Shift 1: From Function → Capability
EA is no longer just a team—it is an enterprise-wide capability.
Shift 2: From Control → Enablement
Governance must empower, not slow down innovation.
Shift 3: From Static Planning → Continuous Adaptation
Architecture is no longer periodic—it is dynamic and real-time.
Shift 4: From Technology Alignment → Business Outcomes
Success is no longer measured in architecture artifacts—but in measurable impact.
Final Thoughts: Making Transformation Actually Work
AI is not waiting for organizations to be ready.
The shift from tools to transformation is already underway.

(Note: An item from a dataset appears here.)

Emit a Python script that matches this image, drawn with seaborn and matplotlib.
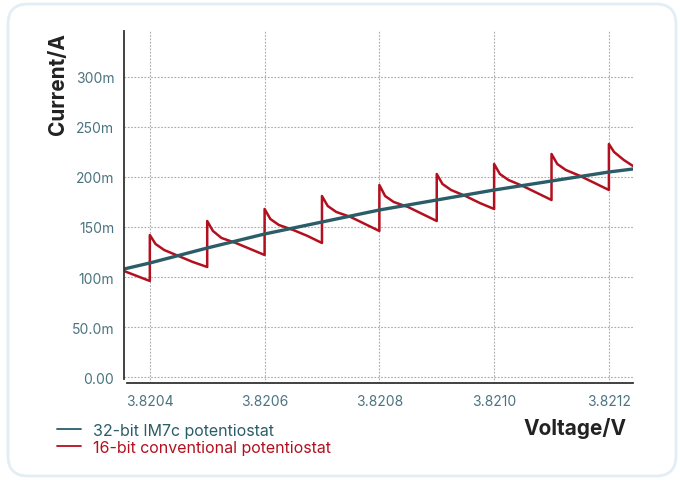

But success will not come from:
Buying more tools
Running more pilots
Or expecting instant transformation
It will come from: 👉 deliberately closing the maturity gap—step by step
Because in the age of AI:
The real competitive advantage is not adopting AI first…It is operationalizing it effectively.
Closing the Series: The Future of Enterprise Architecture in the Age of AI
Across this series, we explored a fundamental shift:
From Enterprise Architecture as documentation → to transformation enablement
From AI as isolated initiatives → to organisational capability
From strategy ambition → to execution reality
The message is clear.
Enterprise Architecture must evolve—or risk becoming irrelevant.
In the age of AI, EA is no longer just about structure, standards, or governance frameworks.
It is about:
Connecting business strategy to technological execution
Enabling scalable, repeatable transformation
Bridging the gap between innovation and operational reality
Most importantly, it is about creating alignment at speed—across business, data, and technology.
A Final Thought
AI is not just another wave of digital transformation.
It is redefining how organisations operate, compete, and create value.
And in this new landscape:
The organisations that succeed will not be those with the most AI initiatives—but those with the most coherent, aligned, and scalable architectures.
That is the true role of Enterprise Architecture moving forward.
Not as a support function.
But as a strategic driver of transformation in the age of AI.